The prime minister has performed a "feat of civic duty" by speaking up and talking about the elections, Shibanova said of Kudrin's words.

"This means that, even on the highest levels, there are still honest people," she said.

Open elections, in which capable candidates are given the opportunity to rise to the top, are the only guarantee that corruption will leave the halls of government, and Kudrin was brave enough to speak out on the issue "as an individual and a public person," Shibanova told The Moscow Times.

The leading United Russia party, however, was quick to criticize the finance minister for his comment.

"If Kudrin is trying in this way to show doubt about the actions of those currently empowered to make needed economic change, it is causing bewilderment," acting secretary of United Russia's General Council's presidium Sergei Neverov said Saturday, according to the party's official web site.

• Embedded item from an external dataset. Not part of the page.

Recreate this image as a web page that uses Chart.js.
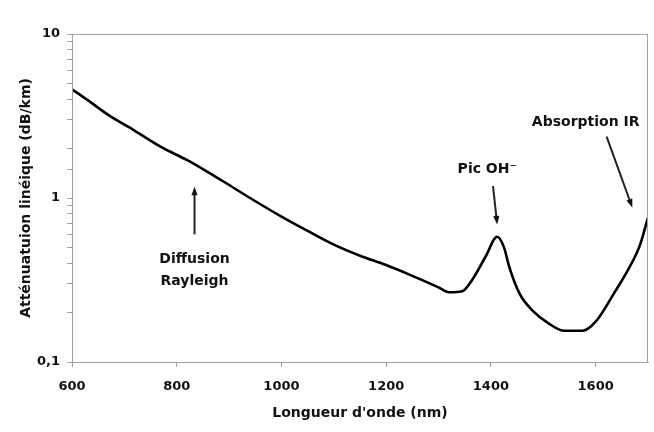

"This is not the first time the finance minister has made such statements about politics and elections," Neverov said. "It's interesting that these statements coincide every time with an aggravation of economic and social problems that members of the government's financial and economic block, and, first and foremost, Mr. Kudrin, have to solve."

According to Neverov, the minister could be trying to shift his responsibility and politicize the problem by making "dubious statements."

United Russia's reaction to the minister's comments is understandable, experts believe, because his words may be interpreted as questioning the legitimacy of the previous set of elections, which preserved United Russia as the ruling party.

The importance of Kudrin's comments for foreign investors should not be underestimated, experts say.

"I put a lot of trust in Kudrin's judgment," said Alexei Sikaylo, whose law firm, Sikaylo, Gabbasov, Romakhova & Partners, represents a number of foreign investors in the country.

Sikaylo called Kudrin a man "with a nose for economic trends" who understands that the presence of fair elections in Russia plays a part in foreign investors' decision to bring money to the country. This especially concerns long-term investments and those by Western investors who place a high value on transparency and democratic principles.

More attention should be paid to the PR value of fair elections in Russia, and Kudrin, "as a person with acute senses," realizes that, Sikaylo said.